-- begin SUPPLIED DATA --

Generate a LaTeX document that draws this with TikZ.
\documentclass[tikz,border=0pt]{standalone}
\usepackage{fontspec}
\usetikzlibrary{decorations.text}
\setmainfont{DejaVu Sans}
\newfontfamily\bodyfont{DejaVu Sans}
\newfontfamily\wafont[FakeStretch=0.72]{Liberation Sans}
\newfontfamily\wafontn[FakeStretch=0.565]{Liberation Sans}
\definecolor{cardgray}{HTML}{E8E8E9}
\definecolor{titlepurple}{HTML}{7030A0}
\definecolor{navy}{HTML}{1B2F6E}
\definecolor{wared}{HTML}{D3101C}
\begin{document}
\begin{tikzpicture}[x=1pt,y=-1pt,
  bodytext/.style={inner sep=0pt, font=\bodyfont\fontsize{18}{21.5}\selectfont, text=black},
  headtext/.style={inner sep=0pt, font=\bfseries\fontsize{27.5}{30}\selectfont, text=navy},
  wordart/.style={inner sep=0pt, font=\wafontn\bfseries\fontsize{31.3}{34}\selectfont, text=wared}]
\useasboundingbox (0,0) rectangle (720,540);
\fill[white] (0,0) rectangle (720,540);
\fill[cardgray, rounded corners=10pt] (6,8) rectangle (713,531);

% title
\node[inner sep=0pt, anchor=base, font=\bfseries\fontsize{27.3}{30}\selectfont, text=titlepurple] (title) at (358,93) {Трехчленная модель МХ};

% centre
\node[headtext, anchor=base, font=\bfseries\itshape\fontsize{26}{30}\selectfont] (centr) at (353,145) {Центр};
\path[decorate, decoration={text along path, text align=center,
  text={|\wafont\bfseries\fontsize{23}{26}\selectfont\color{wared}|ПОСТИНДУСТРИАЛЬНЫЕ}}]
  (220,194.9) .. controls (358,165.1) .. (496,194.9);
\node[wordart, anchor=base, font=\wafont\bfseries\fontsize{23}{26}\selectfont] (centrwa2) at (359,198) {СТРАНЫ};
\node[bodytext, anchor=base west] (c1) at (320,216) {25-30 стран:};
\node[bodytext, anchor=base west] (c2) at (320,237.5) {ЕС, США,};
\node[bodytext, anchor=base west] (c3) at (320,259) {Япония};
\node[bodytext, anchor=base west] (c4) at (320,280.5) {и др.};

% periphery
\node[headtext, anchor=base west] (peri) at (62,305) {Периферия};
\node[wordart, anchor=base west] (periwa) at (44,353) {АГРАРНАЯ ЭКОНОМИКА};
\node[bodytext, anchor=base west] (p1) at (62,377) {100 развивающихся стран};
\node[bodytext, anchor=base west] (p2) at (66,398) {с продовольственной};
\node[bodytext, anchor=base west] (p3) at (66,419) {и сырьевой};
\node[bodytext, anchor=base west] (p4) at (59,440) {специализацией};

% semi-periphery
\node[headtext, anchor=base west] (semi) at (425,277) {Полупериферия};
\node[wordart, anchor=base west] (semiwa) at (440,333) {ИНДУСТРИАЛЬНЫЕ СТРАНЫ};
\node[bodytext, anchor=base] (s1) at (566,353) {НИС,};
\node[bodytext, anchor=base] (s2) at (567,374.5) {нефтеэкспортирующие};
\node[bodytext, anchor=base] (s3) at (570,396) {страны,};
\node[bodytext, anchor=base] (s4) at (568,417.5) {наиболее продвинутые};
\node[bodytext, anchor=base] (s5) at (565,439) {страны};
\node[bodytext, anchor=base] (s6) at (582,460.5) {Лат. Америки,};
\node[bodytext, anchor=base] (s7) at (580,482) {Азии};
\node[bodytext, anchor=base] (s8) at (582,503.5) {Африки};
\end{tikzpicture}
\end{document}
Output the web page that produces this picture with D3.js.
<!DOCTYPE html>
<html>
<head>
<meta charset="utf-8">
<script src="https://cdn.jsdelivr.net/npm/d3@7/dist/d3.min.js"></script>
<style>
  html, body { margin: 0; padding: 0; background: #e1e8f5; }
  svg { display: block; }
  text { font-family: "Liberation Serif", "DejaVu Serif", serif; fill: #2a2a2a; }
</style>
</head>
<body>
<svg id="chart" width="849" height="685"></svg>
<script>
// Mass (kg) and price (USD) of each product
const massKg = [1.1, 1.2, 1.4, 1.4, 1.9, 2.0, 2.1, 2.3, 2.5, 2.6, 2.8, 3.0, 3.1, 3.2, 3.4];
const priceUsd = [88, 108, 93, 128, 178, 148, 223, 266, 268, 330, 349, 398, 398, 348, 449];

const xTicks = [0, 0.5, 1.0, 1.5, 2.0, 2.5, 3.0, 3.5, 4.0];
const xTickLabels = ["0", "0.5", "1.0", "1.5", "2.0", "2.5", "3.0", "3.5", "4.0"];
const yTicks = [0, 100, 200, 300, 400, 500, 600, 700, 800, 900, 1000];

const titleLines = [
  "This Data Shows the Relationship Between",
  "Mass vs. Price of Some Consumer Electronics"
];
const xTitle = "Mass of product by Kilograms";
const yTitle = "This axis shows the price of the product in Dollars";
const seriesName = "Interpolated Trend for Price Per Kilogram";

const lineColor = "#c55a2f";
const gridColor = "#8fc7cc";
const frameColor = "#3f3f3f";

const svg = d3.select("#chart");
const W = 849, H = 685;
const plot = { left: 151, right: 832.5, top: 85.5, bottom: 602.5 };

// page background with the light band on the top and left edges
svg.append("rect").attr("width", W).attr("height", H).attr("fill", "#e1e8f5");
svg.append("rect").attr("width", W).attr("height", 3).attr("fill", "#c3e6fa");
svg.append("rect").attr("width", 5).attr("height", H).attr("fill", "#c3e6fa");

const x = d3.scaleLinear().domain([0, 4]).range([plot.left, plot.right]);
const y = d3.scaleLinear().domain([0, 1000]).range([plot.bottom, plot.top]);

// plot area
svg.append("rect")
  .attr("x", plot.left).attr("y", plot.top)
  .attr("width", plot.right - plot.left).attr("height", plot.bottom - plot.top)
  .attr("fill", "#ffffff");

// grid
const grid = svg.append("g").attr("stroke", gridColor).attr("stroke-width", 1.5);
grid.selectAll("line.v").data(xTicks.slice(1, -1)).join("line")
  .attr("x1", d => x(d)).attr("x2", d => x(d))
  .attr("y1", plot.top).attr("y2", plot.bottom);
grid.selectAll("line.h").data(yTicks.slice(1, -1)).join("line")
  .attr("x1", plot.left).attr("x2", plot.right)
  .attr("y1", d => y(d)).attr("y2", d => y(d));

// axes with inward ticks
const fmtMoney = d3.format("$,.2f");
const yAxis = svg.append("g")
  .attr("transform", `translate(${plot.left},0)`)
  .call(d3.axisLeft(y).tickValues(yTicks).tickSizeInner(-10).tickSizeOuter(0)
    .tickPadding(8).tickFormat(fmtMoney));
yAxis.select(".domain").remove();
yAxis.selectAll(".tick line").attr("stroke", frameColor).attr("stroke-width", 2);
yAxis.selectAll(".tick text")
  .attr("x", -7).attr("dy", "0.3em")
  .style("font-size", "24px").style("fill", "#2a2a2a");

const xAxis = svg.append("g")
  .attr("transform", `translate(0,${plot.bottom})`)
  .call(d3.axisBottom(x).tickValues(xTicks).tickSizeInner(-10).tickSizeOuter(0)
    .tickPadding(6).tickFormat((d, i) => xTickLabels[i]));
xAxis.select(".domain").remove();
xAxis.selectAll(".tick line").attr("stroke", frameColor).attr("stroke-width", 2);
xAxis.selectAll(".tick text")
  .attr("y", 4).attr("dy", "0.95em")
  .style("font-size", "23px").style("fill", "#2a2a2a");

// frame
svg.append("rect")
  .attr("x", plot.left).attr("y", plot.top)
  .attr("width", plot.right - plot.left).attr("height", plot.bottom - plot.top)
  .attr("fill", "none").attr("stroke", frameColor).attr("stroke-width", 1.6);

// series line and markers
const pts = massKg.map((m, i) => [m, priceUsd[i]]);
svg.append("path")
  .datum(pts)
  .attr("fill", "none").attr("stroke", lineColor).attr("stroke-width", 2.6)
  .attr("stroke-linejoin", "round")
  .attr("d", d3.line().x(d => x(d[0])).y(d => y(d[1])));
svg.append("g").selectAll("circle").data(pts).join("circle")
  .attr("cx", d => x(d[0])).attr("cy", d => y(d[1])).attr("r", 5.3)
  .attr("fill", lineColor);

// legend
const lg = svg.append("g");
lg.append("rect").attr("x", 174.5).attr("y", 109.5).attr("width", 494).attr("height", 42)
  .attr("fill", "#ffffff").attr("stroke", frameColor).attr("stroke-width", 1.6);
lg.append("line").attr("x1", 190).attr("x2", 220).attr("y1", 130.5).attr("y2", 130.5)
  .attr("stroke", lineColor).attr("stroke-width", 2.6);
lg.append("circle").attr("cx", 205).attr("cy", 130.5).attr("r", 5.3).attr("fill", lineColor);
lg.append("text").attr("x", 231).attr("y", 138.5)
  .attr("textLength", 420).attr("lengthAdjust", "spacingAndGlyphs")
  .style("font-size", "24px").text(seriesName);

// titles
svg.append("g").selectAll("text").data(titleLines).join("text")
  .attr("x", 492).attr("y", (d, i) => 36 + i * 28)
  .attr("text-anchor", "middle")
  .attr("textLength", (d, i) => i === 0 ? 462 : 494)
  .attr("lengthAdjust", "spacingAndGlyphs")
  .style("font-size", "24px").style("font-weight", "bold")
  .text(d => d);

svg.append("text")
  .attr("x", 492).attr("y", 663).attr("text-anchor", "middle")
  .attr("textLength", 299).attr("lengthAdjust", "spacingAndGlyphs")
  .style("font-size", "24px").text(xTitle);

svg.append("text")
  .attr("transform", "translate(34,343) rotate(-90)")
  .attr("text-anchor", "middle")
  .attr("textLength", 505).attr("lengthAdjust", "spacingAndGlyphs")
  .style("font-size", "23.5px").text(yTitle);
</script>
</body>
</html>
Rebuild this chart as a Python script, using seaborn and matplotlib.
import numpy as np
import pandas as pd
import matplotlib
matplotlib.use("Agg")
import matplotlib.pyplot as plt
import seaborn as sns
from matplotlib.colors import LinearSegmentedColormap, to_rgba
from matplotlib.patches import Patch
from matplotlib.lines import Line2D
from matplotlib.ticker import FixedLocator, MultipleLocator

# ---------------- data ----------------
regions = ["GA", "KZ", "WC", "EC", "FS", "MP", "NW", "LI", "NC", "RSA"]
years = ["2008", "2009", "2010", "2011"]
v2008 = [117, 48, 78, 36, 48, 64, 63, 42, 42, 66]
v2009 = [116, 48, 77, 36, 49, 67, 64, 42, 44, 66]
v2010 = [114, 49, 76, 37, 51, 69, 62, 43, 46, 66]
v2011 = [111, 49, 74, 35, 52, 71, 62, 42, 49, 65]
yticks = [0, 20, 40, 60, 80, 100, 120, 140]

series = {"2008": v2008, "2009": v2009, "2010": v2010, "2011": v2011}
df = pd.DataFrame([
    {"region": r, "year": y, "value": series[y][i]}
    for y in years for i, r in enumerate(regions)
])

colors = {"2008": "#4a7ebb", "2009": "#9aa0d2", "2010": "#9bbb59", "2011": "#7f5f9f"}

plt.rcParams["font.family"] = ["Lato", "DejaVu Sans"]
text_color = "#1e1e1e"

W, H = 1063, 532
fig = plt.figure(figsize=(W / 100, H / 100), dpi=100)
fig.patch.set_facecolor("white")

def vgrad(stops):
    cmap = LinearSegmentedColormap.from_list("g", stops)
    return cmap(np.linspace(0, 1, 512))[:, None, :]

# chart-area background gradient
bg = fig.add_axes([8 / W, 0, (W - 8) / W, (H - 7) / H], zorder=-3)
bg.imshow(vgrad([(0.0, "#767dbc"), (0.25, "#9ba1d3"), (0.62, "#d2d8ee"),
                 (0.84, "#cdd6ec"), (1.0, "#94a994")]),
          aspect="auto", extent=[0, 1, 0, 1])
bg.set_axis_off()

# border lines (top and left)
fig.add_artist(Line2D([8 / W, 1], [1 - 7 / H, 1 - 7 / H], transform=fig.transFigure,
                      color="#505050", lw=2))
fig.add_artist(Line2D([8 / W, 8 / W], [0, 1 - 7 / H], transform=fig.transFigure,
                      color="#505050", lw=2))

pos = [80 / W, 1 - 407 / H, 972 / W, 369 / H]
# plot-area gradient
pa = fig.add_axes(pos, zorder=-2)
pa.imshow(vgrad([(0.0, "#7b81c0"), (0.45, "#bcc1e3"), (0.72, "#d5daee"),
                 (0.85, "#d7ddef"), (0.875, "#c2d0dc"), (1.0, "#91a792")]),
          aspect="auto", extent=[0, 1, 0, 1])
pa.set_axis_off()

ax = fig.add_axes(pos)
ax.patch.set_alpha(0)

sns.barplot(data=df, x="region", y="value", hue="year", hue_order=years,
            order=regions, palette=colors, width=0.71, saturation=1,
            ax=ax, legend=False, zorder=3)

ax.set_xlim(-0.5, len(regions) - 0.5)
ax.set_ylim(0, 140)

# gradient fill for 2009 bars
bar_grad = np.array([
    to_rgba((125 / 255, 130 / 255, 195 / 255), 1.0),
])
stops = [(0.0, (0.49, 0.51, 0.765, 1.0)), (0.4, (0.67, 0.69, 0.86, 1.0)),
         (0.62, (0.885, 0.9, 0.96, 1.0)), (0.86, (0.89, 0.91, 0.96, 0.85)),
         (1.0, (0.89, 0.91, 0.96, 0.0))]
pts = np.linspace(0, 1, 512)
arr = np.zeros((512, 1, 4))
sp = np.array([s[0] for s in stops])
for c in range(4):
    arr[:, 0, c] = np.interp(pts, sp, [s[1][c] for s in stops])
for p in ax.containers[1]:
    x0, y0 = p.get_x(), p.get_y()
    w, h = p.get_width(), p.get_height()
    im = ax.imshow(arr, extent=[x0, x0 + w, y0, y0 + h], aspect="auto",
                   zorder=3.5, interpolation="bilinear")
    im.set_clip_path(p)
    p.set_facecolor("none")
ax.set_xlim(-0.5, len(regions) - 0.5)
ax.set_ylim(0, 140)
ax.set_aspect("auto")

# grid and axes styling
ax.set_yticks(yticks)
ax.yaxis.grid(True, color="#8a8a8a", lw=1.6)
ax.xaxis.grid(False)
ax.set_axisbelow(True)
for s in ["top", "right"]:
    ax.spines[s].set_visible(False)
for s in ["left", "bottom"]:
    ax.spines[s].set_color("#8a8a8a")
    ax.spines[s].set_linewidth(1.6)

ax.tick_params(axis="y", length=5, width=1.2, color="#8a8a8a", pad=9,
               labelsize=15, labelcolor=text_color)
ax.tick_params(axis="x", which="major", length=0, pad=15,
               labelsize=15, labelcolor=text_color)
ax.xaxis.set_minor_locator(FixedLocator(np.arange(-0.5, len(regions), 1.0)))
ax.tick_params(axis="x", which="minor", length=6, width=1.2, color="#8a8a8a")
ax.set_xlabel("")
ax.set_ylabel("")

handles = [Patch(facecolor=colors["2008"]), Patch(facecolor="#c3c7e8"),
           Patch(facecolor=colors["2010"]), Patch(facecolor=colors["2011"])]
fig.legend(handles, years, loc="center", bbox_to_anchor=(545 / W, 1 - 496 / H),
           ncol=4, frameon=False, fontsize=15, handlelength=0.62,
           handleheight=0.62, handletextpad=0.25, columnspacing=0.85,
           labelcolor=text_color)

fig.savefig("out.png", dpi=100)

-- end SUPPLIED DATA --

▶ [WHAT TO DO]
Pull out each line of the listing that holds the string "matplotlib".

▶ [ANSWER IN FULL]
Rebuild this chart as a Python script, using seaborn and matplotlib.
import matplotlib
matplotlib.use("Agg")
import matplotlib.pyplot as plt
from matplotlib.colors import LinearSegmentedColormap, to_rgba
from matplotlib.patches import Patch
from matplotlib.lines import Line2D
from matplotlib.ticker import FixedLocator, MultipleLocator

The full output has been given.